• _Stated goal_: Set down each entry exactly as given; pictures should not appear in the copy.

Source code of charts:
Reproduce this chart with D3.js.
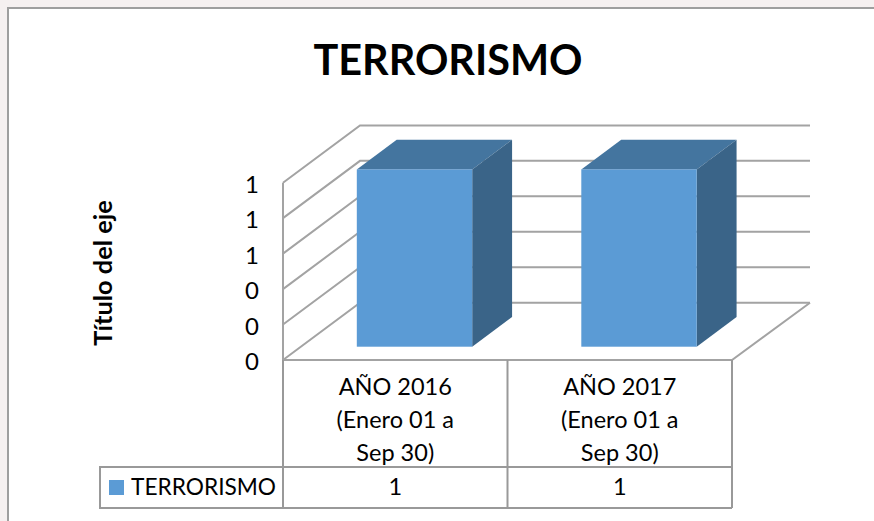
<!DOCTYPE html>
<html>
<head>
<meta charset="utf-8">
<script src="https://cdn.jsdelivr.net/npm/d3@7"></script>
<style>
html, body { margin: 0; padding: 0; background: #f5f0f0; }
svg { display: block; }
text { font-family: Lato, "Open Sans", sans-serif; fill: #000; }
</style>
</head>
<body>
<svg id="chart"></svg>
<script>
const categories = [["AÑO 2016", "(Enero 01 a", "Sep 30)"], ["AÑO 2017", "(Enero 01 a", "Sep 30)"]];
const values = [1, 1];
const yTicks = [0, 0.2, 0.4, 0.6, 0.8, 1];
const seriesName = "TERRORISMO";
const chartTitle = "TERRORISMO";
const yTitle = "Título del eje";

const svgWidth = 874;
const svgHeight = 521;
const gridColor = "#a3a3a3";
const lineColor = "#999999";

const plotLeft = 283, plotRight = 732, plotBottom = 360, plotTop = 182.7;
const depthX = 77, depthY = 57.3;
// bars sit in the middle of the floor depth
const barDepthStart = 0.25, barDepthEnd = 0.768;

var svg = d3.select("#chart")
    .attr("width", svgWidth)
    .attr("height", svgHeight);

// white sheet with the frame on top and left
svg.append("rect")
    .attr("x", 8).attr("y", 8)
    .attr("width", svgWidth - 8).attr("height", svgHeight - 8)
    .attr("fill", "#ffffff");
svg.append("path")
    .attr("d", "M8," + svgHeight + "V8H" + svgWidth)
    .attr("fill", "none")
    .attr("stroke", "#9e9e9e")
    .attr("stroke-width", 2);

var x = d3.scaleBand()
    .domain(d3.range(categories.length))
    .range([plotLeft, plotRight])
    .paddingInner(0.486)
    .paddingOuter(0.243);

var y = d3.scaleLinear()
    .domain([0, 1])
    .range([plotBottom, plotTop]);

// back wall, side wall and floor gridlines
var grid = svg.append("g")
    .attr("fill", "none")
    .attr("stroke", gridColor)
    .attr("stroke-width", 2);

grid.selectAll("path.tick")
    .data(yTicks)
    .enter()
    .append("path")
    .attr("class", "tick")
    .attr("d", function(d) {
        return "M" + plotLeft + "," + y(d)
            + "L" + (plotLeft + depthX) + "," + (y(d) - depthY)
            + "H" + (plotRight + depthX + 1);
    });

grid.append("path")
    .attr("d", "M" + plotLeft + "," + y(0) + "V" + y(1));
grid.append("path")
    .attr("d", "M" + plotLeft + "," + y(0)
        + "H" + plotRight
        + "L" + (plotRight + depthX + 1) + "," + (y(0) - depthY));

// bars
var bars = svg.selectAll("g.bar")
    .data(values)
    .enter()
    .append("g")
    .attr("class", "bar");

function frontX(i) {
    return x(i) + barDepthStart * depthX;
}
function frontBase() {
    return 13.3;
}
var barDX = (barDepthEnd - barDepthStart) * depthX;
var barDY = (barDepthEnd - barDepthStart) * depthY;

bars.append("path")
    .attr("fill", "#44759f")
    .attr("d", function(d, i) {
        var x0 = frontX(i), x1 = x0 + x.bandwidth(), t = y(d) - frontBase();
        return "M" + x0 + "," + t + "L" + (x0 + barDX) + "," + (t - barDY)
            + "H" + (x1 + barDX) + "L" + x1 + "," + t + "Z";
    });

bars.append("path")
    .attr("fill", "#3a6488")
    .attr("d", function(d, i) {
        var x1 = frontX(i) + x.bandwidth(), t = y(d) - frontBase(), b = y(0) - frontBase();
        return "M" + x1 + "," + t + "L" + (x1 + barDX) + "," + (t - barDY)
            + "V" + (b - barDY) + "L" + x1 + "," + b + "Z";
    });

bars.append("rect")
    .attr("fill", "#5b9bd5")
    .attr("x", function(d, i) { return frontX(i); })
    .attr("y", function(d) { return y(d) - frontBase(); })
    .attr("width", x.bandwidth())
    .attr("height", function(d) { return y(0) - y(d); });

// y tick labels
svg.selectAll("text.ytick")
    .data(yTicks)
    .enter()
    .append("text")
    .attr("class", "ytick")
    .attr("x", 259)
    .attr("y", function(d) { return y(d) + 10; })
    .attr("text-anchor", "end")
    .attr("font-size", 24)
    .text(d3.format(".0f"));

// data table under the plot
var colX = d3.scaleBand()
    .domain(d3.range(categories.length))
    .range([plotLeft, plotRight]);
const tableMid = 467, tableBottom = 508, tableLeft = 100;

var table = svg.append("g")
    .attr("fill", "none")
    .attr("stroke", lineColor)
    .attr("stroke-width", 2);

table.selectAll("path.col")
    .data(d3.range(categories.length + 1))
    .enter()
    .append("path")
    .attr("class", "col")
    .attr("d", function(i) {
        var px = plotLeft + i * colX.step();
        return "M" + px + "," + plotBottom + "V" + tableBottom;
    });

table.append("path")
    .attr("d", "M" + plotRight + "," + tableMid + "H" + tableLeft
        + "V" + tableBottom + "H" + plotRight);

categories.forEach(function(lines, i) {
    var cx = colX(i) + colX.bandwidth() / 2;
    svg.selectAll(null)
        .data(lines)
        .enter()
        .append("text")
        .attr("x", cx)
        .attr("y", function(d, j) { return 395 + j * 33; })
        .attr("text-anchor", "middle")
        .attr("font-size", 23.5)
        .text(function(d) { return d; });

    svg.append("text")
        .attr("x", cx)
        .attr("y", 495)
        .attr("text-anchor", "middle")
        .attr("font-size", 23.5)
        .text(d3.format(".0f")(values[i]));
});

// legend key
svg.append("rect")
    .attr("x", 109).attr("y", 480)
    .attr("width", 15).attr("height", 15)
    .attr("fill", "#5b9bd5");
svg.append("text")
    .attr("x", 131).attr("y", 495)
    .attr("font-size", 22.7)
    .text(seriesName);

// titles
svg.append("text")
    .attr("x", 448).attr("y", 75)
    .attr("text-anchor", "middle")
    .attr("font-size", 41.4)
    .attr("font-weight", 700)
    .text(chartTitle);

svg.append("text")
    .attr("transform", "translate(112,273) rotate(-90)")
    .attr("text-anchor", "middle")
    .attr("font-size", 25.4)
    .attr("font-weight", 700)
    .text(yTitle);
</script>
</body>
</html>
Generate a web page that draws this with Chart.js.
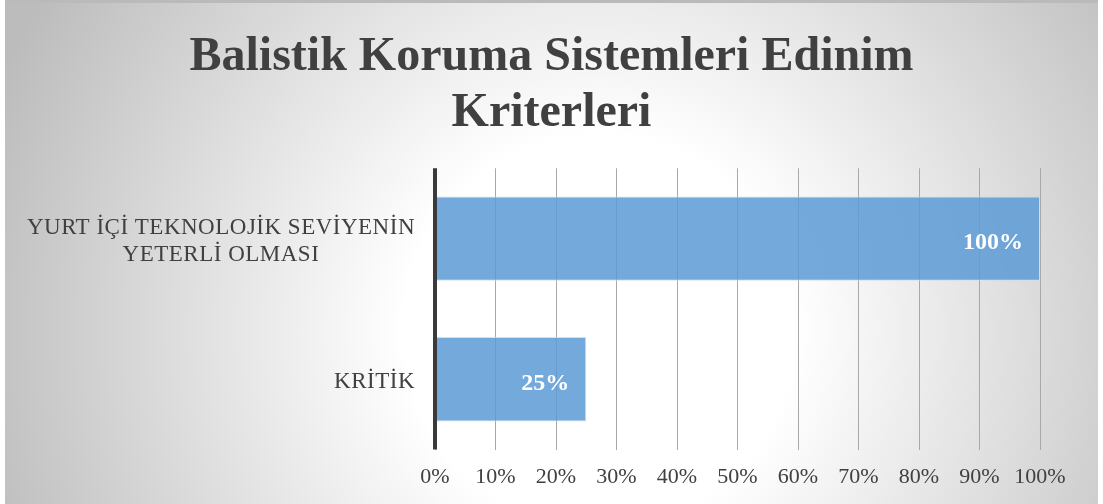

• _Finished answer_:
Reproduce this chart with D3.js.
<!DOCTYPE html>
<html>
<head>
<meta charset="utf-8">
<script src="https://cdn.jsdelivr.net/npm/d3@7"></script>
<style>
html, body { margin: 0; padding: 0; background: #f5f0f0; }
svg { display: block; }
text { font-family: Lato, "Open Sans", sans-serif; fill: #000; }
</style>
</head>
<body>
<svg id="chart"></svg>
<script>
const categories = [["AÑO 2016", "(Enero 01 a", "Sep 30)"], ["AÑO 2017", "(Enero 01 a", "Sep 30)"]];
const values = [1, 1];
const yTicks = [0, 0.2, 0.4, 0.6, 0.8, 1];
const seriesName = "TERRORISMO";
const chartTitle = "TERRORISMO";
const yTitle = "Título del eje";

const svgWidth = 874;
const svgHeight = 521;
const gridColor = "#a3a3a3";
const lineColor = "#999999";

const plotLeft = 283, plotRight = 732, plotBottom = 360, plotTop = 182.7;
const depthX = 77, depthY = 57.3;
// bars sit in the middle of the floor depth
const barDepthStart = 0.25, barDepthEnd = 0.768;

var svg = d3.select("#chart")
    .attr("width", svgWidth)
    .attr("height", svgHeight);

// white sheet with the frame on top and left
svg.append("rect")
    .attr("x", 8).attr("y", 8)
    .attr("width", svgWidth - 8).attr("height", svgHeight - 8)
    .attr("fill", "#ffffff");
svg.append("path")
    .attr("d", "M8," + svgHeight + "V8H" + svgWidth)
    .attr("fill", "none")
    .attr("stroke", "#9e9e9e")
    .attr("stroke-width", 2);

var x = d3.scaleBand()
    .domain(d3.range(categories.length))
    .range([plotLeft, plotRight])
    .paddingInner(0.486)
    .paddingOuter(0.243);

var y = d3.scaleLinear()
    .domain([0, 1])
    .range([plotBottom, plotTop]);

// back wall, side wall and floor gridlines
var grid = svg.append("g")
    .attr("fill", "none")
    .attr("stroke", gridColor)
    .attr("stroke-width", 2);

grid.selectAll("path.tick")
    .data(yTicks)
    .enter()
    .append("path")
    .attr("class", "tick")
    .attr("d", function(d) {
        return "M" + plotLeft + "," + y(d)
            + "L" + (plotLeft + depthX) + "," + (y(d) - depthY)
            + "H" + (plotRight + depthX + 1);
    });

grid.append("path")
    .attr("d", "M" + plotLeft + "," + y(0) + "V" + y(1));
grid.append("path")
    .attr("d", "M" + plotLeft + "," + y(0)
        + "H" + plotRight
        + "L" + (plotRight + depthX + 1) + "," + (y(0) - depthY));

// bars
var bars = svg.selectAll("g.bar")
    .data(values)
    .enter()
    .append("g")
    .attr("class", "bar");

function frontX(i) {
    return x(i) + barDepthStart * depthX;
}
function frontBase() {
    return 13.3;
}
var barDX = (barDepthEnd - barDepthStart) * depthX;
var barDY = (barDepthEnd - barDepthStart) * depthY;

bars.append("path")
    .attr("fill", "#44759f")
    .attr("d", function(d, i) {
        var x0 = frontX(i), x1 = x0 + x.bandwidth(), t = y(d) - frontBase();
        return "M" + x0 + "," + t + "L" + (x0 + barDX) + "," + (t - barDY)
            + "H" + (x1 + barDX) + "L" + x1 + "," + t + "Z";
    });

bars.append("path")
    .attr("fill", "#3a6488")
    .attr("d", function(d, i) {
        var x1 = frontX(i) + x.bandwidth(), t = y(d) - frontBase(), b = y(0) - frontBase();
        return "M" + x1 + "," + t + "L" + (x1 + barDX) + "," + (t - barDY)
            + "V" + (b - barDY) + "L" + x1 + "," + b + "Z";
    });

bars.append("rect")
    .attr("fill", "#5b9bd5")
    .attr("x", function(d, i) { return frontX(i); })
    .attr("y", function(d) { return y(d) - frontBase(); })
    .attr("width", x.bandwidth())
    .attr("height", function(d) { return y(0) - y(d); });

// y tick labels
svg.selectAll("text.ytick")
    .data(yTicks)
    .enter()
    .append("text")
    .attr("class", "ytick")
    .attr("x", 259)
    .attr("y", function(d) { return y(d) + 10; })
    .attr("text-anchor", "end")
    .attr("font-size", 24)
    .text(d3.format(".0f"));

// data table under the plot
var colX = d3.scaleBand()
    .domain(d3.range(categories.length))
    .range([plotLeft, plotRight]);
const tableMid = 467, tableBottom = 508, tableLeft = 100;

var table = svg.append("g")
    .attr("fill", "none")
    .attr("stroke", lineColor)
    .attr("stroke-width", 2);

table.selectAll("path.col")
    .data(d3.range(categories.length + 1))
    .enter()
    .append("path")
    .attr("class", "col")
    .attr("d", function(i) {
        var px = plotLeft + i * colX.step();
        return "M" + px + "," + plotBottom + "V" + tableBottom;
    });

table.append("path")
    .attr("d", "M" + plotRight + "," + tableMid + "H" + tableLeft
        + "V" + tableBottom + "H" + plotRight);

categories.forEach(function(lines, i) {
    var cx = colX(i) + colX.bandwidth() / 2;
    svg.selectAll(null)
        .data(lines)
        .enter()
        .append("text")
        .attr("x", cx)
        .attr("y", function(d, j) { return 395 + j * 33; })
        .attr("text-anchor", "middle")
        .attr("font-size", 23.5)
        .text(function(d) { return d; });

    svg.append("text")
        .attr("x", cx)
        .attr("y", 495)
        .attr("text-anchor", "middle")
        .attr("font-size", 23.5)
        .text(d3.format(".0f")(values[i]));
});

// legend key
svg.append("rect")
    .attr("x", 109).attr("y", 480)
    .attr("width", 15).attr("height", 15)
    .attr("fill", "#5b9bd5");
svg.append("text")
    .attr("x", 131).attr("y", 495)
    .attr("font-size", 22.7)
    .text(seriesName);

// titles
svg.append("text")
    .attr("x", 448).attr("y", 75)
    .attr("text-anchor", "middle")
    .attr("font-size", 41.4)
    .attr("font-weight", 700)
    .text(chartTitle);

svg.append("text")
    .attr("transform", "translate(112,273) rotate(-90)")
    .attr("text-anchor", "middle")
    .attr("font-size", 25.4)
    .attr("font-weight", 700)
    .text(yTitle);
</script>
</body>
</html>
Generate a web page that draws this with Chart.js.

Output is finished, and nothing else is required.